# Data block:
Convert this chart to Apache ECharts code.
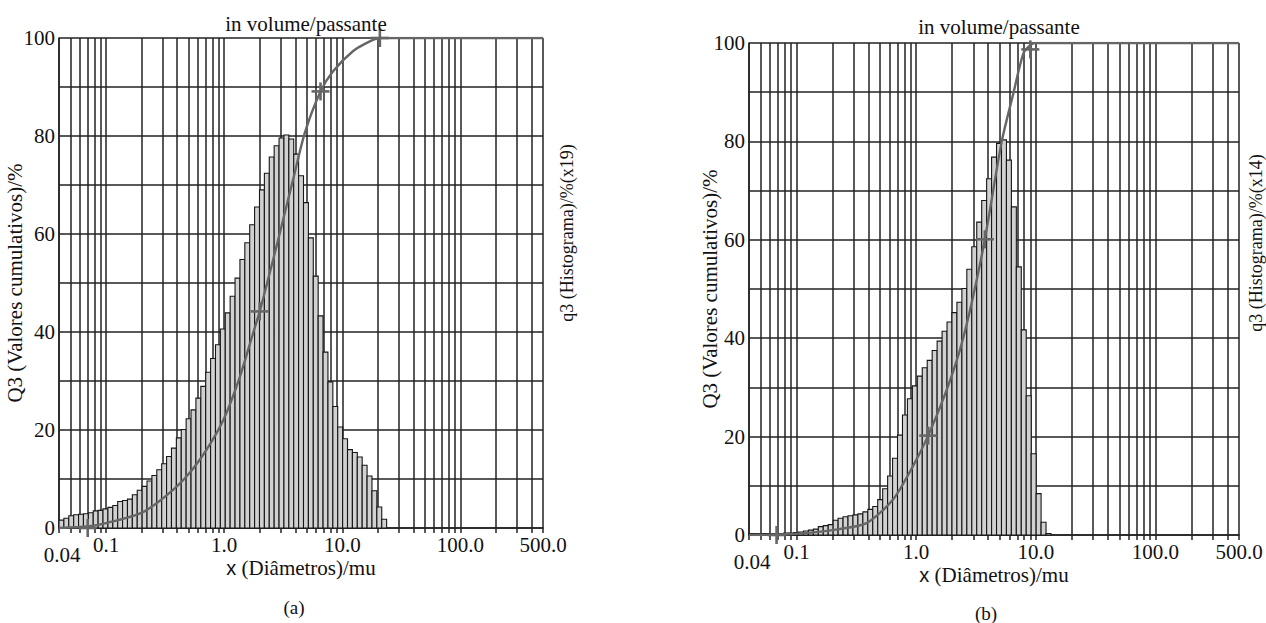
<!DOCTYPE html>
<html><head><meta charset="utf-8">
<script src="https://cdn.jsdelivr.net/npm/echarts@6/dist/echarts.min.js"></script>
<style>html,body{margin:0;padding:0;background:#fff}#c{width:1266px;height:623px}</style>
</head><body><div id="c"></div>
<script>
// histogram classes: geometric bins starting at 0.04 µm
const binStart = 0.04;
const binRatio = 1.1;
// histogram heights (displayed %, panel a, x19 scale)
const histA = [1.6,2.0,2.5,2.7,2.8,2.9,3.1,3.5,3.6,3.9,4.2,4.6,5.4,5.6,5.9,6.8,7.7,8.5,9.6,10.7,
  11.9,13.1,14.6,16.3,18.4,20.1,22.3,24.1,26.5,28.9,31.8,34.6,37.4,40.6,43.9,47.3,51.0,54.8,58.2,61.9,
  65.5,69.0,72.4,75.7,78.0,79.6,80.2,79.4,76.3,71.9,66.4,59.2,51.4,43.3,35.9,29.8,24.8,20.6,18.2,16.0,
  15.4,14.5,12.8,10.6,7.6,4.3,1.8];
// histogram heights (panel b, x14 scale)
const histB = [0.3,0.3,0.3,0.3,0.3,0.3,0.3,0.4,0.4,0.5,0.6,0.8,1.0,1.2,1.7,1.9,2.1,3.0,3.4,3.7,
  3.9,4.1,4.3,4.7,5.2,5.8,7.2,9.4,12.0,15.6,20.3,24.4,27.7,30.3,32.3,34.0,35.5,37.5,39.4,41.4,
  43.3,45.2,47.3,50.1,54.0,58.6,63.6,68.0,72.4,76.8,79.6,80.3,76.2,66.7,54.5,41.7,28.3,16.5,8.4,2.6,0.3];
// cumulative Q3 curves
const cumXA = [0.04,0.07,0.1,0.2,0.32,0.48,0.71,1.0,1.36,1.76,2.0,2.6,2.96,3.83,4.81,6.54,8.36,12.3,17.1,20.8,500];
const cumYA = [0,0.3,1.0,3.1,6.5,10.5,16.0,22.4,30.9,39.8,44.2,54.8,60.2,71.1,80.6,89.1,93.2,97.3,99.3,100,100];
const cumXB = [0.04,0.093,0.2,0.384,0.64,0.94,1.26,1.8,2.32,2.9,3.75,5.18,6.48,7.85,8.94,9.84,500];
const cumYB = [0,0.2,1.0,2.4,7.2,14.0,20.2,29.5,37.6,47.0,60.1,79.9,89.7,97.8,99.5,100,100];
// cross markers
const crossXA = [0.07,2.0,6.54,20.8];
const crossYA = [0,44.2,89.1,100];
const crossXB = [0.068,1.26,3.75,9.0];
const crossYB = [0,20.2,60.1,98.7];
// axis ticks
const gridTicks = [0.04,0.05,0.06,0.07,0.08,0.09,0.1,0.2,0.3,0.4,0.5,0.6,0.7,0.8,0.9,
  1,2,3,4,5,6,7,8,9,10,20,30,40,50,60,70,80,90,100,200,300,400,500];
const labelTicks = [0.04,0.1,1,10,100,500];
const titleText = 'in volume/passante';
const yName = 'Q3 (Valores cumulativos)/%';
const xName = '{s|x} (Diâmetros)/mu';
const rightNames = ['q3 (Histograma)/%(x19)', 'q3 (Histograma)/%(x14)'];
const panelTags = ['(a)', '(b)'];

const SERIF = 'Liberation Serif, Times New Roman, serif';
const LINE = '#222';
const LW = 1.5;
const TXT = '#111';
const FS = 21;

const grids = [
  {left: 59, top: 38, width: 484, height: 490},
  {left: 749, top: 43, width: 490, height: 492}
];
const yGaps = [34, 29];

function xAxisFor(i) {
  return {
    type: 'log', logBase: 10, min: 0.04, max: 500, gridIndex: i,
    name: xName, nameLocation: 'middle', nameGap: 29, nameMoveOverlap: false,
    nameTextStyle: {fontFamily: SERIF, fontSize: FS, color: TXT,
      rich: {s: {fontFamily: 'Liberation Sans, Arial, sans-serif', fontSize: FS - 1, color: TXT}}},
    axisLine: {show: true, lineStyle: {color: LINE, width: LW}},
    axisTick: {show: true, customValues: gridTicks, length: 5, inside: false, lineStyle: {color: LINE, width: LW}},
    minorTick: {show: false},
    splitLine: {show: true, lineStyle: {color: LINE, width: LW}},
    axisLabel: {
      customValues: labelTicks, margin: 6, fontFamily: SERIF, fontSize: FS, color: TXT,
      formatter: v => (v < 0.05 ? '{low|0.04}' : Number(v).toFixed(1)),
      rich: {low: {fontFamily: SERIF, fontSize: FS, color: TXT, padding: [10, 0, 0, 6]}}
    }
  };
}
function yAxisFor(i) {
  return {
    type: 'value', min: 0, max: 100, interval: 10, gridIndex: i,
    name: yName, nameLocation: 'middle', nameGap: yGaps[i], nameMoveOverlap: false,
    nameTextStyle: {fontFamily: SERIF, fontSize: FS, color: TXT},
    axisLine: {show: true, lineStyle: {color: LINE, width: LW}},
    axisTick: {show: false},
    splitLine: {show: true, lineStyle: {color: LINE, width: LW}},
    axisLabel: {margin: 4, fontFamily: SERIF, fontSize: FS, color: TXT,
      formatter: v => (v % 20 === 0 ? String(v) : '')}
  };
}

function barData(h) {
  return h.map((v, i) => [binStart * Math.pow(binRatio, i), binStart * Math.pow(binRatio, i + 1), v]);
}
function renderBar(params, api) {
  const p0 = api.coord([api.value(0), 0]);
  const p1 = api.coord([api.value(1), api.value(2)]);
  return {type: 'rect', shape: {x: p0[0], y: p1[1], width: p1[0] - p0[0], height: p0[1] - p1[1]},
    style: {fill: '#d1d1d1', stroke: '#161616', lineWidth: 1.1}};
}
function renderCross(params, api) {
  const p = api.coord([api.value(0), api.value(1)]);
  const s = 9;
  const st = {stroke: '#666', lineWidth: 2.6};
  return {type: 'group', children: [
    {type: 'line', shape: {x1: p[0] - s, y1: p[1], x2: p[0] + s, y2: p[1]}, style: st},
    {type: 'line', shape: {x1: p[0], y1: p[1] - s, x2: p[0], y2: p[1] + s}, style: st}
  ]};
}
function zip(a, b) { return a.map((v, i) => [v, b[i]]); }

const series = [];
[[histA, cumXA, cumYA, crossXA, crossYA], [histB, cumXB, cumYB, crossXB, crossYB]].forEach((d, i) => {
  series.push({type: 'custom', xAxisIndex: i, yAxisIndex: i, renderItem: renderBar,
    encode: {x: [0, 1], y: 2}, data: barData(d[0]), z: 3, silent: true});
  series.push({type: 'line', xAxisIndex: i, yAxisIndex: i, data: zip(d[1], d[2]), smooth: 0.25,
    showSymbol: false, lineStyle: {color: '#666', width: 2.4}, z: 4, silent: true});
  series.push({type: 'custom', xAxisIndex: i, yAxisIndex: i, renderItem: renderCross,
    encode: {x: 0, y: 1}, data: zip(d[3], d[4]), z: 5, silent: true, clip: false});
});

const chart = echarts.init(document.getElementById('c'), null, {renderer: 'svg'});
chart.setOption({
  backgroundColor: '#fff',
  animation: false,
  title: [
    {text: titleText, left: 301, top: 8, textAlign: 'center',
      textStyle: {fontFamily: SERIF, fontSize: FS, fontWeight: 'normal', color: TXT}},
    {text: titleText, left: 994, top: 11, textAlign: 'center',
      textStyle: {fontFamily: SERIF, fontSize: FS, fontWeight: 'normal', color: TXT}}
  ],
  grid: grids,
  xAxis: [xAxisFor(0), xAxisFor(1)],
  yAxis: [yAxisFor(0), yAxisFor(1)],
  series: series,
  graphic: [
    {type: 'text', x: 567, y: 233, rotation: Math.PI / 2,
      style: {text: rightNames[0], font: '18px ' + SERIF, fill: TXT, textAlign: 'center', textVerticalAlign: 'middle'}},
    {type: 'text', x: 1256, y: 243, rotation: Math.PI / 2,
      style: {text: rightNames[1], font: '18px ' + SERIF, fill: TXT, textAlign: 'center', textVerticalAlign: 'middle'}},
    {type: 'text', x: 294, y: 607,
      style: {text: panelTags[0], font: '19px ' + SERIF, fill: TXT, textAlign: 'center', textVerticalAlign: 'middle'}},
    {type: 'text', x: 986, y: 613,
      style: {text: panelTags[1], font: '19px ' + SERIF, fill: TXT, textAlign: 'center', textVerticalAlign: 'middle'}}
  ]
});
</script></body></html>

# Exercise prompt:
With the pictures left out, restate word for word every line of the data above, from the first down to the line that contains "const panelTags = ['(a)', '(b)'];".

# Exercise solution:
Convert this chart to Apache ECharts code.
<!DOCTYPE html>
<html><head><meta charset="utf-8">
<script src="https://cdn.jsdelivr.net/npm/echarts@6/dist/echarts.min.js"></script>
<style>html,body{margin:0;padding:0;background:#fff}#c{width:1266px;height:623px}</style>
</head><body><div id="c"></div>
<script>
// histogram classes: geometric bins starting at 0.04 µm
const binStart = 0.04;
const binRatio = 1.1;
// histogram heights (displayed %, panel a, x19 scale)
const histA = [1.6,2.0,2.5,2.7,2.8,2.9,3.1,3.5,3.6,3.9,4.2,4.6,5.4,5.6,5.9,6.8,7.7,8.5,9.6,10.7,
  11.9,13.1,14.6,16.3,18.4,20.1,22.3,24.1,26.5,28.9,31.8,34.6,37.4,40.6,43.9,47.3,51.0,54.8,58.2,61.9,
  65.5,69.0,72.4,75.7,78.0,79.6,80.2,79.4,76.3,71.9,66.4,59.2,51.4,43.3,35.9,29.8,24.8,20.6,18.2,16.0,
  15.4,14.5,12.8,10.6,7.6,4.3,1.8];
// histogram heights (panel b, x14 scale)
const histB = [0.3,0.3,0.3,0.3,0.3,0.3,0.3,0.4,0.4,0.5,0.6,0.8,1.0,1.2,1.7,1.9,2.1,3.0,3.4,3.7,
  3.9,4.1,4.3,4.7,5.2,5.8,7.2,9.4,12.0,15.6,20.3,24.4,27.7,30.3,32.3,34.0,35.5,37.5,39.4,41.4,
  43.3,45.2,47.3,50.1,54.0,58.6,63.6,68.0,72.4,76.8,79.6,80.3,76.2,66.7,54.5,41.7,28.3,16.5,8.4,2.6,0.3];
// cumulative Q3 curves
const cumXA = [0.04,0.07,0.1,0.2,0.32,0.48,0.71,1.0,1.36,1.76,2.0,2.6,2.96,3.83,4.81,6.54,8.36,12.3,17.1,20.8,500];
const cumYA = [0,0.3,1.0,3.1,6.5,10.5,16.0,22.4,30.9,39.8,44.2,54.8,60.2,71.1,80.6,89.1,93.2,97.3,99.3,100,100];
const cumXB = [0.04,0.093,0.2,0.384,0.64,0.94,1.26,1.8,2.32,2.9,3.75,5.18,6.48,7.85,8.94,9.84,500];
const cumYB = [0,0.2,1.0,2.4,7.2,14.0,20.2,29.5,37.6,47.0,60.1,79.9,89.7,97.8,99.5,100,100];
// cross markers
const crossXA = [0.07,2.0,6.54,20.8];
const crossYA = [0,44.2,89.1,100];
const crossXB = [0.068,1.26,3.75,9.0];
const crossYB = [0,20.2,60.1,98.7];
// axis ticks
const gridTicks = [0.04,0.05,0.06,0.07,0.08,0.09,0.1,0.2,0.3,0.4,0.5,0.6,0.7,0.8,0.9,
  1,2,3,4,5,6,7,8,9,10,20,30,40,50,60,70,80,90,100,200,300,400,500];
const labelTicks = [0.04,0.1,1,10,100,500];
const titleText = 'in volume/passante';
const yName = 'Q3 (Valores cumulativos)/%';
const xName = '{s|x} (Diâmetros)/mu';
const rightNames = ['q3 (Histograma)/%(x19)', 'q3 (Histograma)/%(x14)'];
const panelTags = ['(a)', '(b)'];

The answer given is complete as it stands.